Options Delta Hedging with Example

what is dynamic hedging

What is Hedging?

Hedging is a term used in finance to describe the process of eliminating (or minimizing at best) the risk of a position. Typically, the risk referred to is the directional, or price risk, and the hedge is accomplished by taking the opposite view/position in a similar asset (or same asset traded elsewhere).

For example, take Vodafone stock. This is traded on the London Stock Exchange in GBP as Vodafone Group PLC (VOD.L) and also traded on America's NASDAQ in USD as Vodafone Group Public Limited Company (VOD). If you were long VOD in the US you could hedge your exposure to the company's stock price risk by shorting the same notional value of VOD.L in GBP. Your price risk would be reduced but you would now have exposure to currency and dividend risk.

The same concept applies to options when hedging the option delta; you remove the delta (position/price) risk by buying/selling the underlying instrument (stock, future etc).

Hedging Options Using Option Delta

As mentioned, Option Delta represents the relative price movement that an option will experience given a one point move in the underlying. The delta therefore results in a sort of proxy for the underlying stock; that is, the number itself tells you

the proportion of equivalent shares you are long/short.

Example: 10 call options on MSFT, where the option has a delta of 0.25, means you have effectively 250 shares in MSFT (10 * 0.25 * 100). Delta hedging this option position with shares means you would sell 250 MSFT stock to offset the 250 "deltas" of call options.

Example 2: 50 put options on AAPL, where the option delta is 0.85, means your effective position in the stock is short 4,250 shares (50 * -0.85 * 100). As you are short deltas, your hedge would involve buying 4,250 shares of AAPL stock.

The Gamma and the Delta

The tricky part when using the delta of an option to determine the hedge volume is that the actual delta value is always changing.
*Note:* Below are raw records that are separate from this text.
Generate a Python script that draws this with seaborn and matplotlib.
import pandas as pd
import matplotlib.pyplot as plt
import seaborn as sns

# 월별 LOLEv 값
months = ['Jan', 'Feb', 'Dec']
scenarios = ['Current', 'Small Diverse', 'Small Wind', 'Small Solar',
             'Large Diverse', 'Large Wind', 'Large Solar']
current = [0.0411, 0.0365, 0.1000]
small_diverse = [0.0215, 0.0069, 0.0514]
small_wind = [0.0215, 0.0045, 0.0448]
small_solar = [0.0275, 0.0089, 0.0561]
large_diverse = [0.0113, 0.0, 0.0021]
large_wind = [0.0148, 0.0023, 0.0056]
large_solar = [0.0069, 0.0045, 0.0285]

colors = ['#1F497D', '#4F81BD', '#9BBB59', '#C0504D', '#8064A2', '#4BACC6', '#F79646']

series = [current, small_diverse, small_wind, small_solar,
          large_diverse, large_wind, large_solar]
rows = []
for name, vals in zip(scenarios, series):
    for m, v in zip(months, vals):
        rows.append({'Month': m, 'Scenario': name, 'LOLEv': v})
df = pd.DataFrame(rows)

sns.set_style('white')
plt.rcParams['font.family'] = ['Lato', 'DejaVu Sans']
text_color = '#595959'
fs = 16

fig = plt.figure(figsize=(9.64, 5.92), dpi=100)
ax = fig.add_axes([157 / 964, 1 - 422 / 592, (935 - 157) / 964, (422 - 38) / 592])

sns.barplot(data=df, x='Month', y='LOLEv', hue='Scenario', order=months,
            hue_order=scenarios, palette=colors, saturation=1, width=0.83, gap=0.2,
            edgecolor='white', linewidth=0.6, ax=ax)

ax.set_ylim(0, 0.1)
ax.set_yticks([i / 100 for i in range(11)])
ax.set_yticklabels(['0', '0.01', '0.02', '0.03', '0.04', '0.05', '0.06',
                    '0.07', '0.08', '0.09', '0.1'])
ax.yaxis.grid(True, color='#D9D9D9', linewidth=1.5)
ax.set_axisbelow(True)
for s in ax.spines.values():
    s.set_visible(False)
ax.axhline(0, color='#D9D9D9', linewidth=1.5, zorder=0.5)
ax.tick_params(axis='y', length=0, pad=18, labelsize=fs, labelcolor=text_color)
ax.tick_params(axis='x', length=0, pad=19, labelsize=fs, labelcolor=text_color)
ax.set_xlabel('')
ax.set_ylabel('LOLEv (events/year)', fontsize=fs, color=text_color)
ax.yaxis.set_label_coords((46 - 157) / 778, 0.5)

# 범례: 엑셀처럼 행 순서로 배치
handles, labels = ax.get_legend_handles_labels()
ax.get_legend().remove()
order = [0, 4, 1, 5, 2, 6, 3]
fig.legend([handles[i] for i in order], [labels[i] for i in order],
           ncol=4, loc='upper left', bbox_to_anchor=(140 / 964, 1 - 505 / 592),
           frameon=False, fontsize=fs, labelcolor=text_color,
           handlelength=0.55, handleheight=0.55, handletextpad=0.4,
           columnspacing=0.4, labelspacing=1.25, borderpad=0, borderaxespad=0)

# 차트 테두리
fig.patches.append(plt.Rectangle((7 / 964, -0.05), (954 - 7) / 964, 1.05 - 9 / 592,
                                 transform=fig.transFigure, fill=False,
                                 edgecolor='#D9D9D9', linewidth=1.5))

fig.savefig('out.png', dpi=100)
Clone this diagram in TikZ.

You might sell 500 shares to hedge a delta value 0.50 but after your hedge, the market moves and the delta of the option now becomes 0.60. Now, your total position delta has increased to 100 meaning you will need to sell another 100 shares to square off the delta to zero. Let's go through an example.

1) Buy 10 call options on ABC with a delta of 0.544. Position delta = 544 (10 * 0.544 * 100)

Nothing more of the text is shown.